Biography
Dr. Lijing Wang is a postdoctoral fellow in the Earth & Environmental Sciences Area at Lawrence Berkeley National Laboratory. Her research focuses on combining geoscientific data, including geophysical surveys and in-situ hydrologic measurement, and hydrologic modeling to provide informed solutions for water resource management. She develops data integration and model calibration methods that are customized for the real-world water system at hand, and also broadly scaled up to water systems with spatiotemporally varying and uncertain geology, geochemistry, hydrology, and climate conditions. Her expertise includes geostatistics, uncertainty quantification, sensitivity analysis, and Bayesian inference for geological and hydrologic models.

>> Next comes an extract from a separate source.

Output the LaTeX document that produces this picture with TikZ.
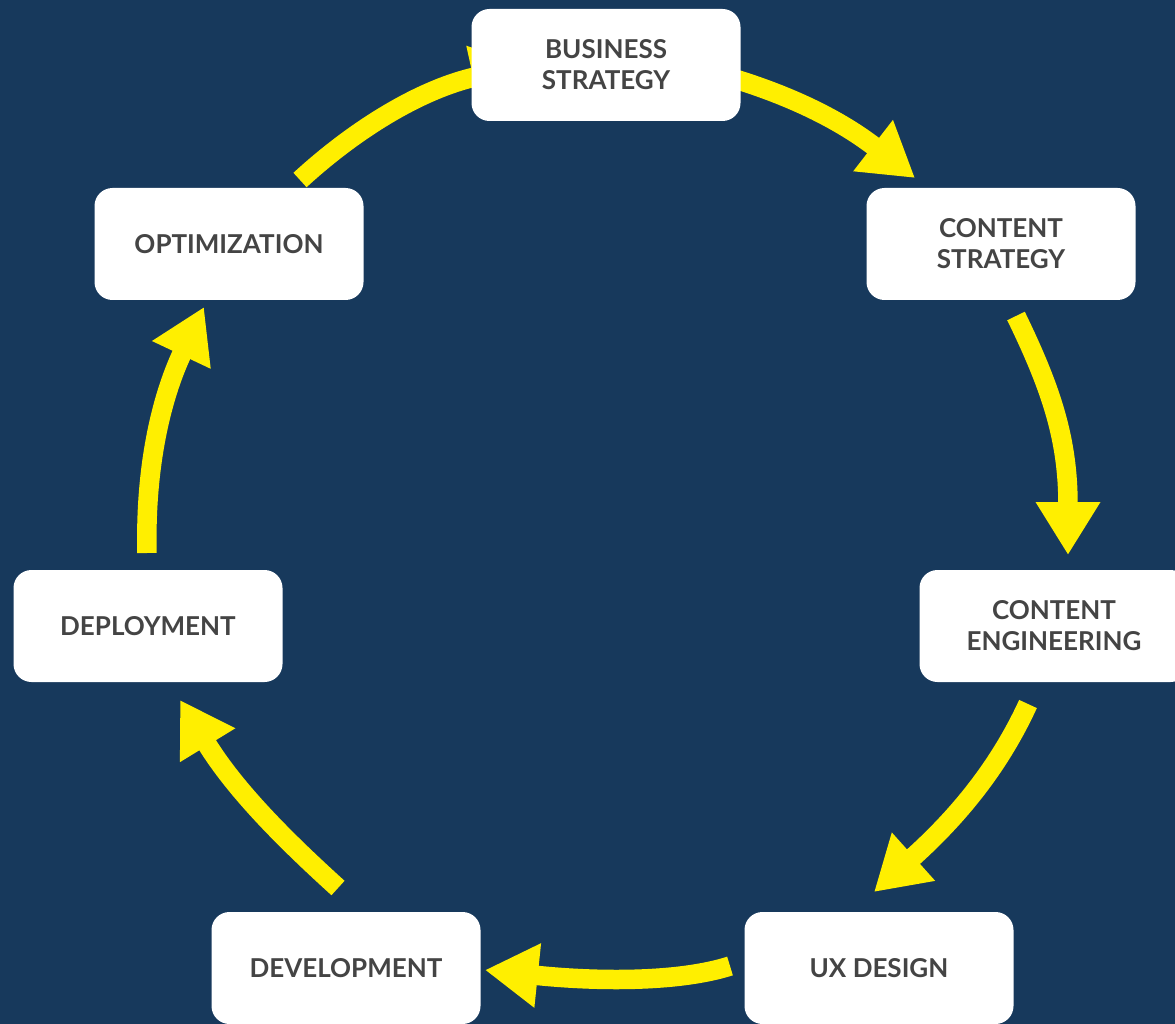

Lijing has worked on various hydrologic sites such as palaeovalley mapping in South Australia, beaver-induced floodplains in Colorado, redox structure mapping in Jutland, Denmark, and climate resilience analysis for groundwater contamination in Savannah River Site, South Carolina. She is also passionate about teaching data science methods to geoscience audiences and the broader scientific community with real earth science studies (i.e. natural hazards, climate change, earth resources) and interactive Python notebooks. She is the leading author of the book: “Data Science for the Geosciences” by Cambridge University Press, 2023.